COLLECTED DATA —

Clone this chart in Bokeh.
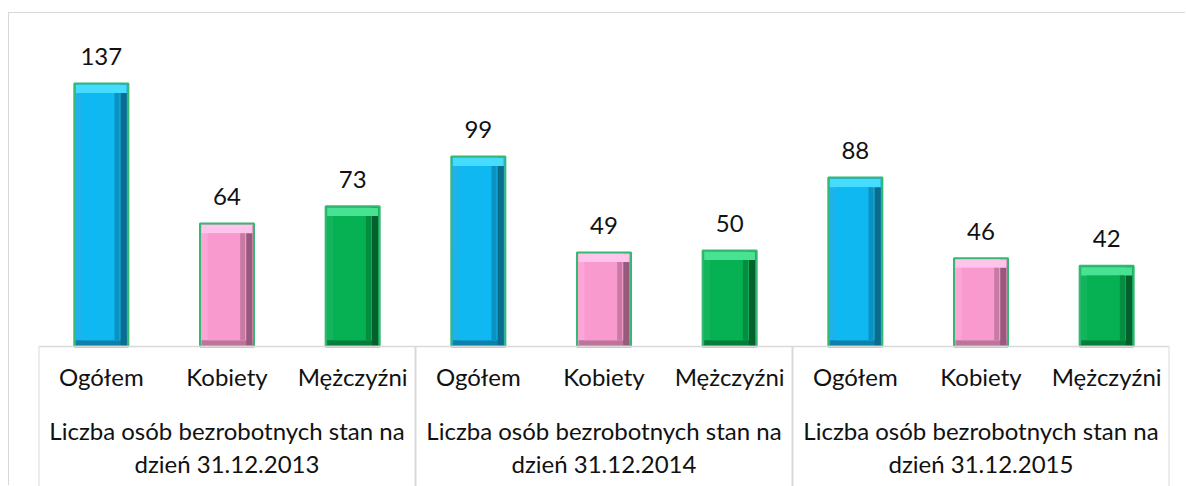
from bokeh.plotting import figure
from bokeh.models import FactorRange, Range1d, ColumnDataSource
from bokeh.transform import dodge
from bokeh.core.properties import value
from bokeh.embed import file_html
from bokeh.resources import INLINE

# ---- data ----
groups = [
    "Liczba osób bezrobotnych stan na\ndzień 31.12.2013",
    "Liczba osób bezrobotnych stan na\ndzień 31.12.2014",
    "Liczba osób bezrobotnych stan na\ndzień 31.12.2015",
]
categories = ["Ogółem", "Kobiety", "Mężczyźni"]
values_2013 = [137, 64, 73]
values_2014 = [99, 49, 50]
values_2015 = [88, 46, 42]

# ---- styling ----
FONT = "Lato"
FS = "24px"
TXT = "#111111"
cat_main = {"Ogółem": "#0fb8f1", "Kobiety": "#f89acd", "Mężczyźni": "#05b152"}
cat_shade = {"Ogółem": "#0a93c2", "Kobiety": "#c77aa3", "Mężczyźni": "#048d40"}
cat_band = {"Ogółem": "#1eb2ea", "Kobiety": "#fba6d6", "Mężczyźni": "#12b45c"}
cat_dark = {"Ogółem": "#0a6d8d", "Kobiety": "#975a7c", "Mężczyźni": "#04602d"}
cat_light = {"Ogółem": "#45dcff", "Kobiety": "#ffc4ec", "Mężczyźni": "#48e392"}
cat_bottom = {"Ogółem": "#0c82ab", "Kobiety": "#bd749b", "Mężczyźni": "#067e3a"}
OUTLINE = "#35b872"
GRID = "#d9d9d9"

all_values = [values_2013, values_2014, values_2015]
xs, vals, labels = [], [], []
main_c, shade_c, band_c, dark_c, light_c, bottom_c = [], [], [], [], [], []
for g, vs in zip(groups, all_values):
    for c, v in zip(categories, vs):
        xs.append((g, c + "\n"))
        vals.append(v)
        labels.append(str(v))
        main_c.append(cat_main[c]); shade_c.append(cat_shade[c]); band_c.append(cat_band[c])
        dark_c.append(cat_dark[c]); light_c.append(cat_light[c]); bottom_c.append(cat_bottom[c])

src = ColumnDataSource(dict(
    x=xs, v=vals, label=labels, main=main_c, shade=shade_c, band=band_c, dark=dark_c,
    light=light_c, bot=bottom_c,
    tbt=[v - 0.7 for v in vals], tbb=[v - 5.0 for v in vals], it=[v - 5.0 for v in vals],
))

x_range = FactorRange(*xs, group_padding=0, factor_padding=0, subgroup_padding=0, range_padding=0)
Y_MIN, Y_MAX = -72.92, 168.23
y_range = Range1d(Y_MIN, Y_MAX)

p = figure(x_range=x_range, y_range=y_range, width=1177, height=473,
           output_backend="svg", toolbar_location=None,
           min_border_left=29, min_border_right=17, min_border_top=10, min_border_bottom=0)
p.styles = {"margin-top": "13px", "margin-left": "9px", "box-shadow": "-1px -1px 0 0 #d9d9d9"}

p.outline_line_color = None
p.xgrid.visible = False
p.ygrid.visible = False
p.yaxis.visible = False
p.background_fill_color = "white"
p.border_fill_color = "white"

BW = 0.43
# outer bar
p.vbar(x="x", top="v", bottom=0, width=BW, fill_color="band", line_color=OUTLINE, line_width=2, source=src)
# bottom bevel
p.vbar(x="x", top=3.2, bottom=0.6, width=BW - 0.025, fill_color="bot", line_color=None, source=src)
# right bevel
p.vbar(x=dodge("x", 0.178, range=x_range), top="tbt", bottom=0.6, width=0.05, fill_color="dark", line_color=None, source=src)
# top bevel
p.vbar(x="x", top="tbt", bottom="tbb", width=BW - 0.025, fill_color="light", line_color=None, source=src)
# inner face + right shading
p.vbar(x=dodge("x", -0.005, range=x_range), top="it", bottom=3.2, width=0.30, fill_color="main", line_color=None, source=src)
p.vbar(x=dodge("x", 0.125, range=x_range), top="it", bottom=3.2, width=0.04, fill_color="shade", line_color=None, source=src)

# value labels
p.text(x="x", y="v", text="label", source=src, y_offset=-27, text_align="center",
       text_baseline="alphabetic", text_font=value(FONT), text_font_size=FS, text_color=TXT)

# group separator lines in the axis area (group boundaries in category coordinates)
sep_x = [i * len(categories) for i in range(len(groups) + 1)]
p.segment(x0=sep_x, y0=[0] * len(sep_x), x1=sep_x, y1=[Y_MIN] * len(sep_x),
          line_color=GRID, line_width=2)

ax = p.xaxis[0]
ax.fixed_location = 0
ax.axis_line_color = GRID
ax.axis_line_width = 1.5
ax.major_tick_line_color = None
ax.minor_tick_line_color = None
ax.major_tick_out = 0
ax.major_tick_in = 0
ax.separator_line_color = None
ax.major_label_standoff = 16
ax.major_label_text_font = FONT
ax.major_label_text_font_size = FS
ax.major_label_text_color = TXT
ax.major_label_text_line_height = 0.2
ax.group_text_font = FONT
ax.group_text_font_size = FS
ax.group_text_color = TXT
ax.group_text_font_style = "normal"
ax.group_text_line_height = 1.14

open("out.html", "w").write(file_html(p, INLINE))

SHORT EXERCISE — Leave out any pictures, please, and quote only the lines from the top of the data through the line that contains "values_2015 = [88, 46, 42]".

EXERCISE OUTPUT —
Clone this chart in Bokeh.
from bokeh.plotting import figure
from bokeh.models import FactorRange, Range1d, ColumnDataSource
from bokeh.transform import dodge
from bokeh.core.properties import value
from bokeh.embed import file_html
from bokeh.resources import INLINE

# ---- data ----
groups = [
    "Liczba osób bezrobotnych stan na\ndzień 31.12.2013",
    "Liczba osób bezrobotnych stan na\ndzień 31.12.2014",
    "Liczba osób bezrobotnych stan na\ndzień 31.12.2015",
]
categories = ["Ogółem", "Kobiety", "Mężczyźni"]
values_2013 = [137, 64, 73]
values_2014 = [99, 49, 50]
values_2015 = [88, 46, 42]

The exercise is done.